> [AIM OF THE TASK]:
Reproduce every line of the listing as written, apart from the pictures.
[START]
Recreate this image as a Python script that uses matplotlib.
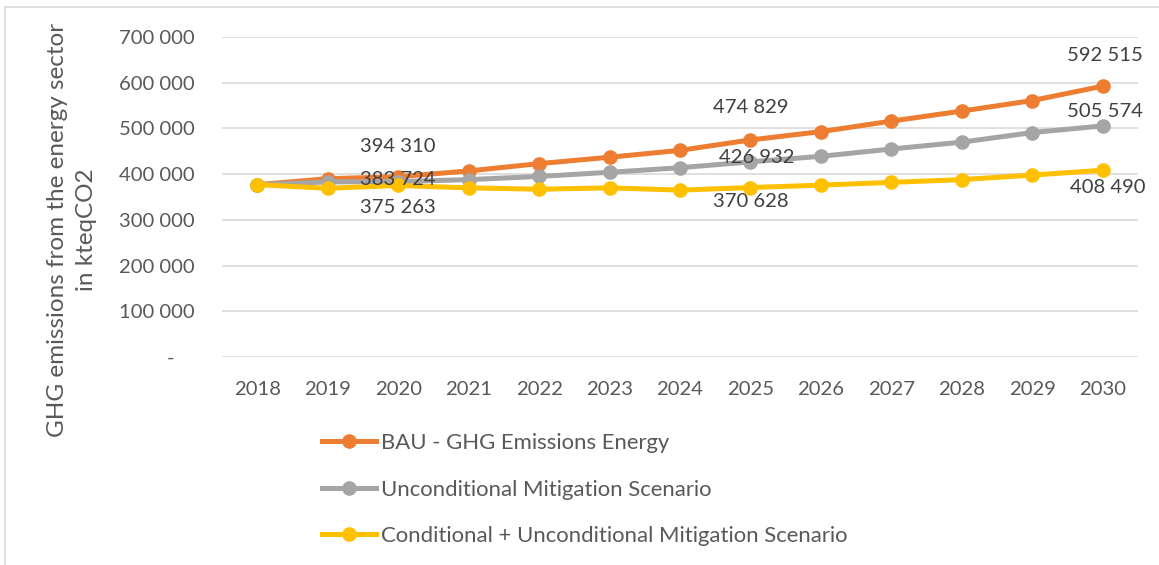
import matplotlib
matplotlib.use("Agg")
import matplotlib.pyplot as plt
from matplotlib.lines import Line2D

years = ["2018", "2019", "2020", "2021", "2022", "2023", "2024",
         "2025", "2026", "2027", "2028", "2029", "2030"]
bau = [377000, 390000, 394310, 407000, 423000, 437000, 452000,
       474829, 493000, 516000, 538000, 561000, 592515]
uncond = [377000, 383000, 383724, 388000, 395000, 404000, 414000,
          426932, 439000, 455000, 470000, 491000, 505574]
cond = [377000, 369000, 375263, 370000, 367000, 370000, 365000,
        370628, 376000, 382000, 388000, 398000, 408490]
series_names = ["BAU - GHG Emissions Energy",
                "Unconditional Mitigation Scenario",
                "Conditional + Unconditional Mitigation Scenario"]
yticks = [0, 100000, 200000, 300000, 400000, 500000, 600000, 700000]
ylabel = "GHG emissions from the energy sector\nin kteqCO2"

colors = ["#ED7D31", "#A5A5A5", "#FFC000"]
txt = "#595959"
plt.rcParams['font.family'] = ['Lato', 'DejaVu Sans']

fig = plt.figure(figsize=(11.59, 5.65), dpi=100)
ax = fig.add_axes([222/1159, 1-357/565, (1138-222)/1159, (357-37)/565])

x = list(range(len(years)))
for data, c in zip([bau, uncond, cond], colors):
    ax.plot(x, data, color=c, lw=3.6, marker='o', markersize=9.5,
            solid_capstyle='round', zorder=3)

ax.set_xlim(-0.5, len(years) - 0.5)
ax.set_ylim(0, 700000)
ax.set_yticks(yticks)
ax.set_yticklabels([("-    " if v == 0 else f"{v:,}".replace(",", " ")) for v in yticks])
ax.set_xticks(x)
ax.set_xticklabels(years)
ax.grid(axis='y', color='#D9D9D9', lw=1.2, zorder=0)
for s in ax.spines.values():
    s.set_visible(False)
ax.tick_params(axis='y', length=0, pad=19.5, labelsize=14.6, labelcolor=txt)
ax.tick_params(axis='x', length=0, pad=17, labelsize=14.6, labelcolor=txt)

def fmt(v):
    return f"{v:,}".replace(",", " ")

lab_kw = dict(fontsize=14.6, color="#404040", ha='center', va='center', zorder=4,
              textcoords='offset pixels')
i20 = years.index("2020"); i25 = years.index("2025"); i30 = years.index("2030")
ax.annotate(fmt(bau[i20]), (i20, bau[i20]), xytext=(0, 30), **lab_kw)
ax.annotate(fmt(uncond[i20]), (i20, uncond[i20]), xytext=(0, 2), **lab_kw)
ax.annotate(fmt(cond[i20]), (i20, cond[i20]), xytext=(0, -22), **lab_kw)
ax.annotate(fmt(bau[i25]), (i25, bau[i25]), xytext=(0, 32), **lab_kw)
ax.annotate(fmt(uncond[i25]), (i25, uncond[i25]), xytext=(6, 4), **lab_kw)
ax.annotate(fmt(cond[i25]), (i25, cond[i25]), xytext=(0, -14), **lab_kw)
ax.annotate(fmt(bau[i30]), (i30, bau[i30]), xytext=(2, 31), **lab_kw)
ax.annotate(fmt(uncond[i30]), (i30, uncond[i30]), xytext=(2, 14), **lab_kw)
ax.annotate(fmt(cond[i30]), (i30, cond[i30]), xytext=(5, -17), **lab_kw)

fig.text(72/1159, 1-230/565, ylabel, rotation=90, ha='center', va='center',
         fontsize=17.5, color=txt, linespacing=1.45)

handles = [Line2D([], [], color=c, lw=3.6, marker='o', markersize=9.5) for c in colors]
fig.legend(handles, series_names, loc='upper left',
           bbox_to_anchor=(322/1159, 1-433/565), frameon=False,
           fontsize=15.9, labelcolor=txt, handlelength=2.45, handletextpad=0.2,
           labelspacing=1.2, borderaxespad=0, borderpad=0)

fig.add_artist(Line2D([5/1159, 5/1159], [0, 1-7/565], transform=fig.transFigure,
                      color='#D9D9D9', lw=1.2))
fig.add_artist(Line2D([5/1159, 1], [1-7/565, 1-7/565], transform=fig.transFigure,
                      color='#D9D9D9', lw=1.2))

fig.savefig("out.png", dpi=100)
[END]
> [TASK OUTPUT]:
Recreate this image as a Python script that uses matplotlib.
import matplotlib
matplotlib.use("Agg")
import matplotlib.pyplot as plt
from matplotlib.lines import Line2D

years = ["2018", "2019", "2020", "2021", "2022", "2023", "2024",
         "2025", "2026", "2027", "2028", "2029", "2030"]
bau = [377000, 390000, 394310, 407000, 423000, 437000, 452000,
       474829, 493000, 516000, 538000, 561000, 592515]
uncond = [377000, 383000, 383724, 388000, 395000, 404000, 414000,
          426932, 439000, 455000, 470000, 491000, 505574]
cond = [377000, 369000, 375263, 370000, 367000, 370000, 365000,
        370628, 376000, 382000, 388000, 398000, 408490]
series_names = ["BAU - GHG Emissions Energy",
                "Unconditional Mitigation Scenario",
                "Conditional + Unconditional Mitigation Scenario"]
yticks = [0, 100000, 200000, 300000, 400000, 500000, 600000, 700000]
ylabel = "GHG emissions from the energy sector\nin kteqCO2"

colors = ["#ED7D31", "#A5A5A5", "#FFC000"]
txt = "#595959"
plt.rcParams['font.family'] = ['Lato', 'DejaVu Sans']

fig = plt.figure(figsize=(11.59, 5.65), dpi=100)
ax = fig.add_axes([222/1159, 1-357/565, (1138-222)/1159, (357-37)/565])

x = list(range(len(years)))
for data, c in zip([bau, uncond, cond], colors):
    ax.plot(x, data, color=c, lw=3.6, marker='o', markersize=9.5,
            solid_capstyle='round', zorder=3)

ax.set_xlim(-0.5, len(years) - 0.5)
ax.set_ylim(0, 700000)
ax.set_yticks(yticks)
ax.set_yticklabels([("-    " if v == 0 else f"{v:,}".replace(",", " ")) for v in yticks])
ax.set_xticks(x)
ax.set_xticklabels(years)
ax.grid(axis='y', color='#D9D9D9', lw=1.2, zorder=0)
for s in ax.spines.values():
    s.set_visible(False)
ax.tick_params(axis='y', length=0, pad=19.5, labelsize=14.6, labelcolor=txt)
ax.tick_params(axis='x', length=0, pad=17, labelsize=14.6, labelcolor=txt)

def fmt(v):
    return f"{v:,}".replace(",", " ")

lab_kw = dict(fontsize=14.6, color="#404040", ha='center', va='center', zorder=4,
              textcoords='offset pixels')
i20 = years.index("2020"); i25 = years.index("2025"); i30 = years.index("2030")
ax.annotate(fmt(bau[i20]), (i20, bau[i20]), xytext=(0, 30), **lab_kw)
ax.annotate(fmt(uncond[i20]), (i20, uncond[i20]), xytext=(0, 2), **lab_kw)
ax.annotate(fmt(cond[i20]), (i20, cond[i20]), xytext=(0, -22), **lab_kw)
ax.annotate(fmt(bau[i25]), (i25, bau[i25]), xytext=(0, 32), **lab_kw)
ax.annotate(fmt(uncond[i25]), (i25, uncond[i25]), xytext=(6, 4), **lab_kw)
ax.annotate(fmt(cond[i25]), (i25, cond[i25]), xytext=(0, -14), **lab_kw)
ax.annotate(fmt(bau[i30]), (i30, bau[i30]), xytext=(2, 31), **lab_kw)
ax.annotate(fmt(uncond[i30]), (i30, uncond[i30]), xytext=(2, 14), **lab_kw)
ax.annotate(fmt(cond[i30]), (i30, cond[i30]), xytext=(5, -17), **lab_kw)

fig.text(72/1159, 1-230/565, ylabel, rotation=90, ha='center', va='center',
         fontsize=17.5, color=txt, linespacing=1.45)

handles = [Line2D([], [], color=c, lw=3.6, marker='o', markersize=9.5) for c in colors]
fig.legend(handles, series_names, loc='upper left',
           bbox_to_anchor=(322/1159, 1-433/565), frameon=False,
           fontsize=15.9, labelcolor=txt, handlelength=2.45, handletextpad=0.2,
           labelspacing=1.2, borderaxespad=0, borderpad=0)

fig.add_artist(Line2D([5/1159, 5/1159], [0, 1-7/565], transform=fig.transFigure,
                      color='#D9D9D9', lw=1.2))
fig.add_artist(Line2D([5/1159, 1], [1-7/565, 1-7/565], transform=fig.transFigure,
                      color='#D9D9D9', lw=1.2))

fig.savefig("out.png", dpi=100)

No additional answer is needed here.